Meal Planning and Shopping Tips
The average American eats 2-3 times the recommended portion size indicated on a Nutrition Facts Label. Pay attention to portion size and minimize plate waste by being aware of the number of servings in a food package. For example, when preparing meals at home pay attention to the number of servings per food container or package. For grain and cereals items ½ cup for hot cereals and ¾ for cold cereals is considered a serving size. Use this information to plan for the number of meal portions to be served and how many servings you can yield from items purchased. Portion control is also essential to adequate weight management.
If dinning out is one of your favorite past times, be aware that the amount of food served is about 3 times the normal recommended portion size. So, don’t feel like you have to devour the entire entrée at one sitting. Eat a bit and save some for later.
It’s natural to snack so why not plan a healthy way to do it? Instead of making multiple trips to the vending machine at work or school, save the change and purchase items including granola bars, yogurt, salt free pretzels, whole fruits, carrot sticks, whole wheat peanut butter crackers, and other healthy items that can be packed and taken with you to school or work. This is a great way to ensure good nutrition while also preventing unbudgeted expenses.

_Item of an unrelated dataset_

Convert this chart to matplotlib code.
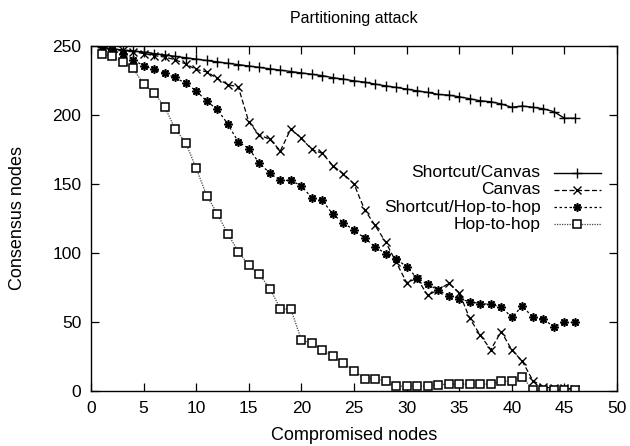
import matplotlib
matplotlib.use("Agg")
import matplotlib.pyplot as plt
from matplotlib.lines import Line2D

plt.rcParams['font.family'] = ['Liberation Sans', 'DejaVu Sans']

x = list(range(1, 47))

shortcut_canvas = [249, 248, 247, 246.5, 245.5, 244.5, 243.5, 242.5, 241.5, 240.5,
                   239.5, 238.5, 237.5, 236.5, 235.5, 234.5, 233.5, 232.5, 231.5, 230.5,
                   229.5, 228.5, 227, 226, 224.7, 223.8, 222.4, 221.1, 220, 218.8,
                   217.5, 216.4, 214.9, 214.4, 213.2, 211.8, 210.3, 209.6, 208, 205.6,
                   206.5, 205.6, 204.5, 202.4, 197.7, 197.7]

canvas = [249, 248, 247, 246, 244.5, 243, 242, 240, 237, 233,
          231.3, 226.5, 222, 220.4, 195, 185.4, 182.5, 174, 190, 183,
          175, 172.2, 163.2, 157.3, 150, 131.5, 120, 108, 93.5, 78.6,
          81.5, 69.4, 73.2, 78, 71.3, 52.6, 40.5, 30, 43, 29.8,
          21.5, 7.6, 2.8, 2, 2, 1.5]

shortcut_h2h = [249, 247.4, 244, 240.2, 235.6, 233, 230.1, 227.2, 222.9, 217.5,
                210, 204.1, 193.5, 180.5, 175.7, 165.1, 157.9, 152.6, 152.6, 148.6,
                139.9, 138.1, 127.9, 122, 116.4, 110.9, 104.5, 99.6, 95.9, 90,
                81.9, 77.3, 73.2, 68.9, 67, 64.6, 63.4, 62.7, 61, 53.3,
                61.7, 53.3, 52.1, 46.5, 49.7, 49.7]

hop_to_hop = [244, 243, 238.2, 233.7, 222.4, 216.1, 206, 189.9, 180, 161.3,
              141.6, 128.5, 113.9, 101, 91.1, 84.5, 74.2, 59.6, 59.3, 36.9,
              34.6, 29.8, 25.2, 20.3, 14.8, 9, 9, 6.9, 3.6, 3.5,
              3.5, 3.5, 4.5, 5, 5, 5, 5, 5, 7.1, 7.1,
              10, 1, 1, 1, 1, 1]

labels = ["Shortcut/Canvas", "Canvas", "Shortcut/Hop-to-hop", "Hop-to-hop"]
xticks = [0, 5, 10, 15, 20, 25, 30, 35, 40, 45, 50]
yticks = [0, 50, 100, 150, 200, 250]

fig = plt.figure(figsize=(6.3, 4.46), dpi=100)
L, R, T, B = 91, 617, 46, 391
ax = fig.add_axes([L/630, 1-B/446, (R-L)/630, (B-T)/446])

styles = [
    dict(linestyle='-', color='black', lw=1.0, marker='+', ms=7, mew=1.0),
    dict(linestyle=(0, (4, 2)), color='black', lw=0.9, marker='x', ms=6, mew=1.0),
    dict(linestyle=(0, (2, 2)), color='black', lw=0.9, marker=(8, 2, 0), ms=6, mew=1.2),
    dict(linestyle=(0, (1, 1)), color='#444444', lw=0.9, marker='s', ms=5.5, mew=1.1,
         mfc='white', mec='black'),
]
series = [shortcut_canvas, canvas, shortcut_h2h, hop_to_hop]
for ys, st in zip(series, styles):
    ax.plot(x, ys, **st)

ax.set_xlim(0, 50)
ax.set_ylim(0, 250)
ax.set_xticks(xticks)
ax.set_yticks(yticks)
ax.tick_params(direction='in', top=True, right=True, length=6, width=0.9,
               labelsize=12.5, pad=7)
for s in ax.spines.values():
    s.set_linewidth(1.0)
ax.set_xlabel("Compromised nodes", fontsize=13)
ax.set_ylabel("Consensus nodes", fontsize=13)
ax.xaxis.set_label_coords(0.5, (B - 436) / (B - T))
ax.xaxis.label.set_va('center')
ax.yaxis.set_label_coords((18 - L) / (R - L), 0.5)
ax.yaxis.label.set_va('center')
ax.set_title("Partitioning attack", fontsize=11.5, y=(B - 19) / (B - T),
             va='center', pad=0)

# legend (gnuplot style: right-aligned text, sample on the right)
text_x = (540.5 - L) / (R - L)
samp_x0 = (554 - L) / (R - L)
samp_x1 = (601 - L) / (R - L)
ys_px = [172.5, 189.8, 207.1, 224.4]
for lab, st, ypx in zip(labels, styles, ys_px):
    ya = (B - ypx) / (B - T)
    ax.text(text_x, ya, lab, transform=ax.transAxes, ha='right', va='center',
            fontsize=12.5)
    ln = Line2D([samp_x0, samp_x1], [ya, ya], transform=ax.transAxes,
                **{k: v for k, v in st.items() if k not in ('marker',)})
    ax.add_line(ln)
    mk = Line2D([(samp_x0 + samp_x1) / 2], [ya], transform=ax.transAxes,
                linestyle='none', **{k: v for k, v in st.items()
                                     if k not in ('linestyle', 'lw')})
    ax.add_line(mk)

fig.savefig("out.png", dpi=100)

Purchasing in Season Fruits and Veggies
Using the weekly supermarket sale papers when shopping is a good habit that will help us shop sales and save money on food costs. Purchasing items fruits and vegetable in season such as squash, potatoes and other items in the fall and winter and berries and tropical fruits in summer allows you to save money and get a variety of nutrients throughout the year. Other items including many vegetables may be purchased fresh frozen, stored and used in meals.
One way to begin is to know where you stand and make adjustments as necessary. Another way to know how much you spend on groceries is to keep a record of how much your family spends on food for a two-month period. After you collect this information, you can determine how to reduce your monthly food budget. Everyone has to eat, but you can eat healthy and cut budget costs significantly when you plan accordingly.
Your healthy is your wealth so invest in it!